Agreed. Especially when the kids are in school. Then it’s like early retirement. If you have 2 kids under 3, and they’re at home, depending on their temperament and how much you do yourself it can be extremely exhausting work though. But age 3/4-18 are easy!!!
Anonymous
Anonymous wrote:
Anonymous wrote:
Anonymous wrote:
Anonymous wrote:There are men who want this but they might not be attractive to you in other ways.

Men are generally turned off by laziness. It’s a lot to take on the sole breadwinner role in this economy.


Being a stay at home mom is not lazy. It’s a tough job, tougher than a 9-5 in many ways.


Sorry but no.

Many of us work AND raise kids. We do both. So don’t tell those of us who have ample experience in both that one is harder than the other 🙄.

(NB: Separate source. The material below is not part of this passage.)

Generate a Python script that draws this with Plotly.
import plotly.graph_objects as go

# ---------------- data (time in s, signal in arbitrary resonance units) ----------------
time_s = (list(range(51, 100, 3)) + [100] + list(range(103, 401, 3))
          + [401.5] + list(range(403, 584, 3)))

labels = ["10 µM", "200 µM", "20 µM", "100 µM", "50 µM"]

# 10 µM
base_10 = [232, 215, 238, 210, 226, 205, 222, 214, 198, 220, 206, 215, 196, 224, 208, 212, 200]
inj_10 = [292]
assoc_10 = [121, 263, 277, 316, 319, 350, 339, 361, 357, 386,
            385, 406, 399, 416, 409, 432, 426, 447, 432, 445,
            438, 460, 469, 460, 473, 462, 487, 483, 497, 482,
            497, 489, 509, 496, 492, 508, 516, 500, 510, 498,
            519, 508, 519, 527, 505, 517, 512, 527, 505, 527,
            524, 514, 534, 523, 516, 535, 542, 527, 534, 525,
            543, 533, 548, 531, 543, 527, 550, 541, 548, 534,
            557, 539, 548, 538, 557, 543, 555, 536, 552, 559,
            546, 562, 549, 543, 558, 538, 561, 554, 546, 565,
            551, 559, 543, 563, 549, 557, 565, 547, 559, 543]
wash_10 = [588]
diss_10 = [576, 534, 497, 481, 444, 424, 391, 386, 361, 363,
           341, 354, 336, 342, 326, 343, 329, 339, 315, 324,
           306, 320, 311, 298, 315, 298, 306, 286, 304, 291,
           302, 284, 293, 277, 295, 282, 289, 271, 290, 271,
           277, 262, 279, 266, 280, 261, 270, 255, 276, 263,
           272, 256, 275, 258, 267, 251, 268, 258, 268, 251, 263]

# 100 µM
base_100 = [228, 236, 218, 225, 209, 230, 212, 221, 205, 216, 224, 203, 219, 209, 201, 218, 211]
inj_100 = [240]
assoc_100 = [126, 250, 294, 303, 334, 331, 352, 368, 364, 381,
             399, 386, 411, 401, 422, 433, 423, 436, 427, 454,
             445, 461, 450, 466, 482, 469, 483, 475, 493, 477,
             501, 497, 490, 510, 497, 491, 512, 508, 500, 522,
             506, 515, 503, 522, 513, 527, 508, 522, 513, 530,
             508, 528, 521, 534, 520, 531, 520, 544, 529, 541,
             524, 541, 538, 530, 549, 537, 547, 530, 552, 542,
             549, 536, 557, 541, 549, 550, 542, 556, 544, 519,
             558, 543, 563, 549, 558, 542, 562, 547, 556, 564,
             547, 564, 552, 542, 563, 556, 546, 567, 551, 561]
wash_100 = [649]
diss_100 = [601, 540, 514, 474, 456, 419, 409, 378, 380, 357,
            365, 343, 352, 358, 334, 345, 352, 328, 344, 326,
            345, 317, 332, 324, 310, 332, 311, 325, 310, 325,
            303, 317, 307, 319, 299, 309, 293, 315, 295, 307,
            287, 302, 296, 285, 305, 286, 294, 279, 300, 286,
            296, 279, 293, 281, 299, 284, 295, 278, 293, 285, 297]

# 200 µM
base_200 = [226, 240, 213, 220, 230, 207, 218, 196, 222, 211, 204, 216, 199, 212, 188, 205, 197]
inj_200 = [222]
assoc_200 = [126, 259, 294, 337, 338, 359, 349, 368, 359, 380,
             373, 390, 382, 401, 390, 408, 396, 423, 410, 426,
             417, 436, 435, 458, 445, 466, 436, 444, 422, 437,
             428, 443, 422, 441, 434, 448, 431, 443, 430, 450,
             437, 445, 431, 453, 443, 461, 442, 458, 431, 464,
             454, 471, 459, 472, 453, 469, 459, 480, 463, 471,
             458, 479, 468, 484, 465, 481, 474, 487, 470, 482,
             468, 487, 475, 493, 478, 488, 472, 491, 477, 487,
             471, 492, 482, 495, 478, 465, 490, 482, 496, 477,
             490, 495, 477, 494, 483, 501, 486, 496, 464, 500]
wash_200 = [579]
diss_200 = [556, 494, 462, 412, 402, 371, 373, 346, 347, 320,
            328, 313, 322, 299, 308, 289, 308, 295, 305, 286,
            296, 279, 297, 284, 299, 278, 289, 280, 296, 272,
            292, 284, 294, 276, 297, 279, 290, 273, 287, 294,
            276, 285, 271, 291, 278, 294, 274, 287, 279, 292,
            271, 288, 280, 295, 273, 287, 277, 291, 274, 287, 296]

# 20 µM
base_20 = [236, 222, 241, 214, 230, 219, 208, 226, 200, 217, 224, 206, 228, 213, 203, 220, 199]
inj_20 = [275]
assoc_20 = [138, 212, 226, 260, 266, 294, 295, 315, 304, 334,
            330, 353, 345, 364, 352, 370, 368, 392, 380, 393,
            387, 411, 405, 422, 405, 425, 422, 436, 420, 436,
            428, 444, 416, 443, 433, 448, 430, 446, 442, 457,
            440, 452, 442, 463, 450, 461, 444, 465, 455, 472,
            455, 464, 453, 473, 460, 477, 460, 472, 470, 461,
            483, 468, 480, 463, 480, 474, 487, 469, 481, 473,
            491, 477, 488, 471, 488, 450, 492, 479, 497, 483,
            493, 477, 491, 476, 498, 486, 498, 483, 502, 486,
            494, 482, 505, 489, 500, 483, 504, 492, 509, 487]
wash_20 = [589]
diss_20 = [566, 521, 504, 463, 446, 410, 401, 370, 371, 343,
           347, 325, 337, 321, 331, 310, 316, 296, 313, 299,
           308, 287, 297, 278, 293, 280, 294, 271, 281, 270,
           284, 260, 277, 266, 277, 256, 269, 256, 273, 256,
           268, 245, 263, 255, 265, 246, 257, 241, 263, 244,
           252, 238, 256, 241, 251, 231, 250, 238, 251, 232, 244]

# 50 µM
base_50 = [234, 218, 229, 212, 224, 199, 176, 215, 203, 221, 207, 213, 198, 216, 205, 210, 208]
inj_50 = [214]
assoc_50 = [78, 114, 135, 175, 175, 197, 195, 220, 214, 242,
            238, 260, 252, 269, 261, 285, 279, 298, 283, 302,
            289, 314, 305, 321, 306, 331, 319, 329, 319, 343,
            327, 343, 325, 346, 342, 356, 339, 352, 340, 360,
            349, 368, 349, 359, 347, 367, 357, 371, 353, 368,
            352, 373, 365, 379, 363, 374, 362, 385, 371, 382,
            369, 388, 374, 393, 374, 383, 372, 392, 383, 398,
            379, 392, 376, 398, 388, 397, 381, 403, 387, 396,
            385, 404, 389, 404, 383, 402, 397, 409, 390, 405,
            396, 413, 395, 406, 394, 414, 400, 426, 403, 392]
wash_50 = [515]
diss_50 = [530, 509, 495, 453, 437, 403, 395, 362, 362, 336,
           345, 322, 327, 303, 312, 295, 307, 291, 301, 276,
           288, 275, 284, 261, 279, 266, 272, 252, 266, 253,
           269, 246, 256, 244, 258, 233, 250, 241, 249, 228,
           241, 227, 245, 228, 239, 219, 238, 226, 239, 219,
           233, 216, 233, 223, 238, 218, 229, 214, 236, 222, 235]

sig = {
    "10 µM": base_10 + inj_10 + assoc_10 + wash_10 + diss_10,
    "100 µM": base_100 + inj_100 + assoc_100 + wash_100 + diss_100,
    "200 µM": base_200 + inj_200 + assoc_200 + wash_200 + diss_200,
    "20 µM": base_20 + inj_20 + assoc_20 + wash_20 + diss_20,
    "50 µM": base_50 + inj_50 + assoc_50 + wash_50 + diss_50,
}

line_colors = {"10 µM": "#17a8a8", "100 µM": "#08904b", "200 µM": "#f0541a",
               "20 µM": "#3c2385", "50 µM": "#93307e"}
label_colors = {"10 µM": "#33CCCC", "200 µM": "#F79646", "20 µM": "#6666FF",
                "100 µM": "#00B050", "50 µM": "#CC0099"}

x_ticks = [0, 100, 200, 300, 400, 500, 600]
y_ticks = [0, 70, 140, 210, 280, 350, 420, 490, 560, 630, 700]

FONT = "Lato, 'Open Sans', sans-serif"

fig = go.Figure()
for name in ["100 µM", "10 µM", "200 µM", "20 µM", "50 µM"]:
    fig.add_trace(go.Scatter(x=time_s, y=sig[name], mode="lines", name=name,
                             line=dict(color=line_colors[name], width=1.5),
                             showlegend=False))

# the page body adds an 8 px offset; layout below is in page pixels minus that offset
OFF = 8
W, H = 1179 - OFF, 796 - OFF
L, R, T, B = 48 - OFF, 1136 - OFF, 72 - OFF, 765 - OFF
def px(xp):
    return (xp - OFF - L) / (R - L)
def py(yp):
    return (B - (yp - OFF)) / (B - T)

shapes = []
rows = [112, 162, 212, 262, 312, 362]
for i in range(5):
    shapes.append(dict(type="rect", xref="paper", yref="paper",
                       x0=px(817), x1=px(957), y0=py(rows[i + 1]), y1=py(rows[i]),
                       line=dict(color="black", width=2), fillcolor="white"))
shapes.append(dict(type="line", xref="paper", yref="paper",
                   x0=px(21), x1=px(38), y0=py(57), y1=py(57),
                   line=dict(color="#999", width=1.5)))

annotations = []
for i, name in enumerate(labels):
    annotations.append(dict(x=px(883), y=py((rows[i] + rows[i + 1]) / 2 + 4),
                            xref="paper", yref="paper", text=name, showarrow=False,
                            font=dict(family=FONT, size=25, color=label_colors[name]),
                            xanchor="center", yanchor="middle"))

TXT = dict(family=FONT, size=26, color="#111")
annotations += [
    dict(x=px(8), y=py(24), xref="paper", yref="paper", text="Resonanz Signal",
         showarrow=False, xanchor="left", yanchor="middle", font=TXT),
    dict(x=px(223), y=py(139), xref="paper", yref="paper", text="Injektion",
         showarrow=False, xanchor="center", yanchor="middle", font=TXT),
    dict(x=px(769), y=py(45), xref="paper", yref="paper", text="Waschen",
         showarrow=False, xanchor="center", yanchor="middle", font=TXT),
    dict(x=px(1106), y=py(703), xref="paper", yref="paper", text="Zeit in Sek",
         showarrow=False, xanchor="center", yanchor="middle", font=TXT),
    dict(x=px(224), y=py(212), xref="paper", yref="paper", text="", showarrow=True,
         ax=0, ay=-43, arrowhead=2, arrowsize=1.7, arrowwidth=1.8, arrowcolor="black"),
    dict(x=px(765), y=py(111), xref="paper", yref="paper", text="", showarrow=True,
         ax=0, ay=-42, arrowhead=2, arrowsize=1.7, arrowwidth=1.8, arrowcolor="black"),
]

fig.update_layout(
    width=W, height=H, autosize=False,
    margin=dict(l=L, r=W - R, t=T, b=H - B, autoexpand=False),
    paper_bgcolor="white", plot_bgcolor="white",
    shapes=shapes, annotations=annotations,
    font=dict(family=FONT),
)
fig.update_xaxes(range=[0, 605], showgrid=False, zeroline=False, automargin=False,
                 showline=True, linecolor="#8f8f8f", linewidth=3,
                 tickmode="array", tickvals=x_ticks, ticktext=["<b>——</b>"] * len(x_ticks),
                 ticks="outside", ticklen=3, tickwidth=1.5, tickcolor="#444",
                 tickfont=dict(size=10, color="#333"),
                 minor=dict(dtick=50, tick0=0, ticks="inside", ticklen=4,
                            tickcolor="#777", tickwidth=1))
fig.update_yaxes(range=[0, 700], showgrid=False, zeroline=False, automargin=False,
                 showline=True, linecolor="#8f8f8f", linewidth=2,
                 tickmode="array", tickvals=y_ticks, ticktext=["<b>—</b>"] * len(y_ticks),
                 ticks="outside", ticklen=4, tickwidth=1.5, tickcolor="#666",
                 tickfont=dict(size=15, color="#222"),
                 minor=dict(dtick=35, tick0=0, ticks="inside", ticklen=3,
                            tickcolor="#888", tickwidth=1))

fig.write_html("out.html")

It’s really not that hard to throw a load of laundry in, give your kid some rice puffs, and pay your bills on your phone with one tap (assuming bills aren’t on autopay).


When you are at work, for most of this group of high paid professionals, that's at least 8 hours a day M-F minimum. That's at least half if your waking hours. At most youre only half raising your kids. You really can't be two places at once. I'm talking about younger kids not school age so please no straw men.


Young kids are napping for part of that time so you factor that into your calculation of all the time one has someone else raising their kids.
Anonymous
What's your career? Hopefully something easy like teaching so you can get back into it easily.
Anonymous
Anonymous wrote:
Anonymous wrote:
Anonymous wrote:
Anonymous wrote:There are men who want this but they might not be attractive to you in other ways.

Men are generally turned off by laziness. It’s a lot to take on the sole breadwinner role in this economy.


Being a stay at home mom is not lazy. It’s a tough job, tougher than a 9-5 in many ways.


Sorry but no.

Many of us work AND raise kids. We do both. So don’t tell those of us who have ample experience in both that one is harder than the other 🙄.

It’s really not that hard to throw a load of laundry in, give your kid some rice puffs, and pay your bills on your phone with one tap (assuming bills aren’t on autopay).


When you are at work, for most of this group of high paid professionals, that's at least 8 hours a day M-F minimum. That's at least half if your waking hours. At most youre only half raising your kids. You really can't be two places at once. I'm talking about younger kids not school age so please no straw men.


What are you prattling on about? My kids are in elementary school + sports. And many parents have hybrid schedules, like me.